A América do Sul também desempenha um papel crucial na agricultura global, exportando soja, açúcar, carne, café e frutas. As mudanças na disponibilidade de água prejudicarão os sistemas alimentares em todo o mundo, afetando a segurança alimentar global.

A África, um continente com climas diversos e disparidades socioeconômicas, enfrenta desafios relacionados às tendências de secagem. Os recursos limitados para mitigação e adaptação tornam a situação ainda mais complexa. As secas já levaram à diminuição da produção de culturas básicas, como a mandioca, e as exportações de café e cacau podem diminuir, causando dificuldades econômicas e fome.

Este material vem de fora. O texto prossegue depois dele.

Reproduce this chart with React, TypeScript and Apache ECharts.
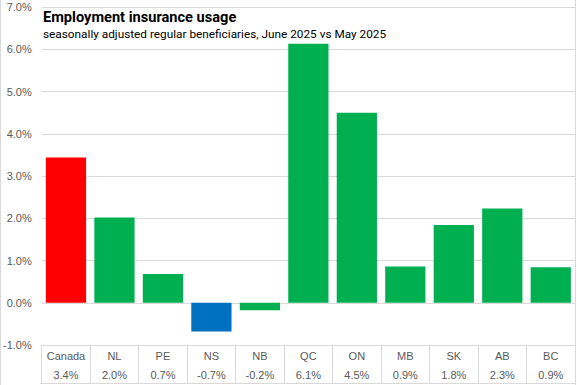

O noroeste da Austrália, geralmente visto como uma região selvagem intocada, não está imune ao impacto da tendência de secagem. As mudanças nos padrões de vegetação e o aumento das temperaturas podem ter consequências terríveis para os seres humanos e os ecossistemas, podendo atingir temperaturas acima de 35°C em grande parte do ano até 2100, se as taxas de emissão continuarem altas.

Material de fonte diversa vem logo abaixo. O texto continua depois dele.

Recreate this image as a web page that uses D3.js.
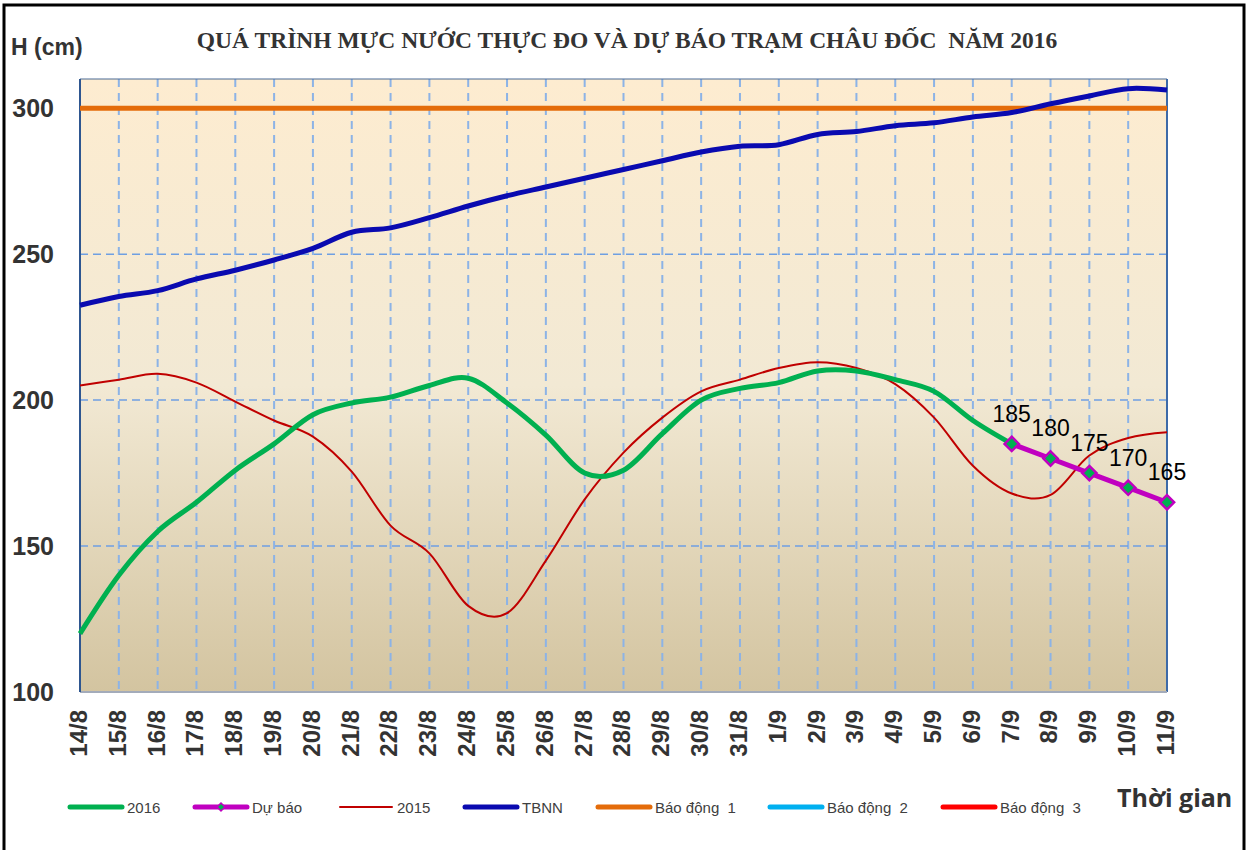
<!DOCTYPE html>
<html lang="vi">
<head>
<meta charset="utf-8">
<title>Mực nước Châu Đốc 2016</title>
<script src="https://cdnjs.cloudflare.com/ajax/libs/d3/7.8.5/d3.min.js"></script>
<style>
  body { margin: 0; background: #fff; }
  svg { display: block; }
  text { white-space: pre; }
</style>
</head>
<body>
<script>
// category labels (ngày)
var days = ["14/8","15/8","16/8","17/8","18/8","19/8","20/8","21/8","22/8","23/8","24/8","25/8","26/8","27/8","28/8","29/8","30/8","31/8",
            "1/9","2/9","3/9","4/9","5/9","6/9","7/9","8/9","9/9","10/9","11/9"];

// thực đo 2016 (tới 7/9)
var h2016 = [120,140,155,165,176,185,195,199,201,205,207.5,199,188,175,176,188.5,200,204,206,210,210,207,203,193,185];
// dự báo, bắt đầu từ 7/9
var forecastDays = ["7/9","8/9","9/9","10/9","11/9"];
var forecast = [185,180,175,170,165];
// năm 2015
var h2015 = [205,207,209,206,199.5,193,187.5,175.5,157,147.5,129.5,127,145,166,182,194,203,207,211,213,211,205.5,194,177.5,168,167.5,181,187,189];
// trung bình nhiều năm
var tbnn = [232.5,235.5,237.5,241.5,244.5,248,252,257.5,259,262.5,266.5,270,273,276,279,282,285,287,287.5,291,292,294,295,297,298.5,301.5,304.2,306.7,306.2];
// báo động 1
var alarm1 = 300;
var yTicks = [100,150,200,250,300];

var w = 1251, h = 850;
var pLeft = 80, pRight = 1167, pTop = 79, pBottom = 692;

var svg = d3.select("body").append("svg").attr("width", w).attr("height", h);

// outer frame
svg.append("rect").attr("x", 4).attr("y", 5).attr("width", 1240).attr("height", 850)
  .attr("fill", "none").attr("stroke", "#000").attr("stroke-width", 3);

var x = d3.scalePoint().domain(days).range([pLeft, pRight]).padding(0);
var y = d3.scaleLinear().domain([100, 310]).range([pBottom, pTop]);

// plot background gradient
var defs = svg.append("defs");
var grad = defs.append("linearGradient").attr("id", "bg").attr("x1", 0).attr("y1", 0).attr("x2", 0).attr("y2", 1);
grad.append("stop").attr("offset", "0%").attr("stop-color", "#fdecd0");
grad.append("stop").attr("offset", "50%").attr("stop-color", "#f2e9d4");
grad.append("stop").attr("offset", "100%").attr("stop-color", "#d3c4a0");

svg.append("rect").attr("x", pLeft).attr("y", pTop).attr("width", pRight - pLeft).attr("height", pBottom - pTop)
  .attr("fill", "url(#bg)");

// grid
svg.append("g").selectAll("line").data(days.slice(1, -1)).enter().append("line")
  .attr("x1", d => x(d)).attr("x2", d => x(d)).attr("y1", pTop).attr("y2", pBottom)
  .attr("stroke", "#8cb3e6").attr("stroke-width", 2).attr("stroke-dasharray", "8,6");
svg.append("g").selectAll("line").data([150, 200, 250]).enter().append("line")
  .attr("x1", pLeft).attr("x2", pRight).attr("y1", d => y(d)).attr("y2", d => y(d))
  .attr("stroke", "#6f9fe2").attr("stroke-width", 1.5).attr("stroke-dasharray", "8,5");

// borders
svg.append("line").attr("x1", pLeft).attr("x2", pRight).attr("y1", pTop).attr("y2", pTop)
  .attr("stroke", "#4a6a95").attr("stroke-width", 1.2);
svg.append("line").attr("x1", pRight).attr("x2", pRight).attr("y1", pTop).attr("y2", pBottom)
  .attr("stroke", "#3d6aa8").attr("stroke-width", 2);
svg.append("line").attr("x1", pLeft).attr("x2", pRight).attr("y1", pBottom).attr("y2", pBottom)
  .attr("stroke", "#a3abba").attr("stroke-width", 2);
svg.append("line").attr("x1", pLeft).attr("x2", pLeft).attr("y1", pTop).attr("y2", pBottom)
  .attr("stroke", "#2e5690").attr("stroke-width", 2);

// axes
var yAxis = svg.append("g").attr("transform", "translate(" + (pLeft - 26) + ",0)")
  .call(d3.axisLeft(y).tickValues(yTicks).tickSize(0).tickPadding(0));
yAxis.select(".domain").remove();
yAxis.selectAll("text").attr("font-family", "Liberation Sans, Arial, sans-serif")
  .attr("font-size", 25).attr("font-weight", "bold").attr("fill", "#333").attr("dy", "0.35em");

var xAxis = svg.append("g").attr("transform", "translate(0," + pBottom + ")")
  .call(d3.axisBottom(x).tickSize(0).tickPadding(0));
xAxis.select(".domain").remove();
xAxis.selectAll("text")
  .attr("font-family", "Liberation Sans, Arial, sans-serif").attr("font-size", 24).attr("font-weight", "bold")
  .attr("fill", "#333").attr("text-anchor", "end")
  .attr("transform", "translate(-2,18) rotate(-90)").attr("y", 0).attr("x", 0).attr("dy", "0.35em");

var curve = d3.curveCatmullRom.alpha(0);
var line = d3.line().x((d, i) => x(days[i])).y(d => y(d)).curve(curve);

// báo động 1
svg.append("line").attr("x1", pLeft).attr("x2", pRight).attr("y1", y(alarm1)).attr("y2", y(alarm1))
  .attr("stroke", "#e46c0a").attr("stroke-width", 5);

svg.append("path").datum(tbnn).attr("d", line).attr("fill", "none")
  .attr("stroke", "#0a0ab0").attr("stroke-width", 5);
svg.append("path").datum(h2015).attr("d", line).attr("fill", "none")
  .attr("stroke", "#c00000").attr("stroke-width", 2);
svg.append("path").datum(h2016).attr("d", line).attr("fill", "none")
  .attr("stroke", "#00b050").attr("stroke-width", 5);

var fLine = d3.line().x((d, i) => x(forecastDays[i])).y(d => y(d));
svg.append("path").datum(forecast).attr("d", fLine).attr("fill", "none")
  .attr("stroke", "#c000c0").attr("stroke-width", 5);

var diamond = d3.symbol().type(d3.symbolDiamond2).size(130);
svg.append("g").selectAll("path").data(forecast).enter().append("path")
  .attr("d", diamond)
  .attr("transform", (d, i) => "translate(" + x(forecastDays[i]) + "," + y(d) + ")")
  .attr("fill", "#00b050").attr("stroke", "#c000c0").attr("stroke-width", 2.5);

svg.append("g").selectAll("text").data(forecast).enter().append("text")
  .attr("x", (d, i) => x(forecastDays[i])).attr("y", d => y(d) - 22)
  .attr("text-anchor", "middle").attr("font-family", "Liberation Sans, Arial, sans-serif")
  .attr("font-size", 23).attr("fill", "#000").text(d => d);

// titles
svg.append("text").attr("x", 627).attr("y", 48).attr("text-anchor", "middle")
  .attr("font-family", "Liberation Serif, Times New Roman, serif").attr("font-size", 23.5).attr("font-weight", "bold")
  .attr("fill", "#333").text("QUÁ TRÌNH MỰC NƯỚC THỰC ĐO VÀ DỰ BÁO TRẠM CHÂU ĐỐC  NĂM 2016");
svg.append("text").attr("x", 11).attr("y", 55)
  .attr("font-family", "Liberation Sans, Arial, sans-serif").attr("font-size", 23).attr("font-weight", "bold")
  .attr("fill", "#333").text("H (cm)");
svg.append("text").attr("x", 1117).attr("y", 807)
  .attr("font-family", "Open Sans, Liberation Sans, sans-serif").attr("font-size", 25).attr("font-weight", "bold")
  .attr("fill", "#333").text("Thời gian");

// legend
var legendItems = [
  { name: "2016", color: "#00b050", width: 5, x: 70 },
  { name: "Dự báo", color: "#c000c0", width: 5, x: 195, marker: true },
  { name: "2015", color: "#c00000", width: 2, x: 340 },
  { name: "TBNN", color: "#0a0ab0", width: 5, x: 465 },
  { name: "Báo động  1", color: "#e46c0a", width: 5, x: 598 },
  { name: "Báo động  2", color: "#00b0f0", width: 5, x: 770 },
  { name: "Báo động  3", color: "#ff0000", width: 5, x: 943 }
];
var lg = svg.append("g").selectAll("g").data(legendItems).enter().append("g")
  .attr("transform", d => "translate(" + d.x + ",807)");
lg.append("line").attr("x1", 0).attr("x2", 52).attr("y1", 0).attr("y2", 0)
  .attr("stroke", d => d.color).attr("stroke-width", d => d.width).attr("stroke-linecap", "round");
lg.filter(d => d.marker).append("path").attr("d", d3.symbol().type(d3.symbolDiamond2).size(40))
  .attr("transform", "translate(26,0)").attr("fill", "#00b050").attr("stroke", "#c000c0").attr("stroke-width", 1.5);
lg.append("text").attr("x", 57).attr("y", 0).attr("dy", "0.38em")
  .attr("font-family", "Liberation Sans, Arial, sans-serif").attr("font-size", 15).attr("fill", "#404040")
  .text(d => d.name);
</script>
</body>
</html>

A tendência de secagem da Austrália Central também reverbera nas áreas costeiras, onde está localizada a maioria das principais cidades e centros populacionais do país. Essa mudança pode levar a estresses no habitat, incêndios florestais, esgotamento de rios e problemas de saúde, especialmente em áreas urbanas.

Processos climáticos complexos

Como acontece com muitos aspectos relacionados ao clima, prever a natureza exata e a escala das mudanças continua sendo um desafio. No entanto, este estudo ressalta mudanças claras nos padrões e processos climáticos complexos no Hemisfério Sul, afetando a disponibilidade de água durante os eventos do El Niño.

As tendências de secagem causarão estresse adicional em habitats, espécies e populações humanas com capacidades variadas de adaptação. Por fim, essas mudanças afetarão os sistemas alimentares globais, enfatizando a interconectividade dos recursos hídricos da Terra. O Hemisfério Sul, embora predominantemente coberto de água, tem grande importância para o bem-estar de todo o planeta.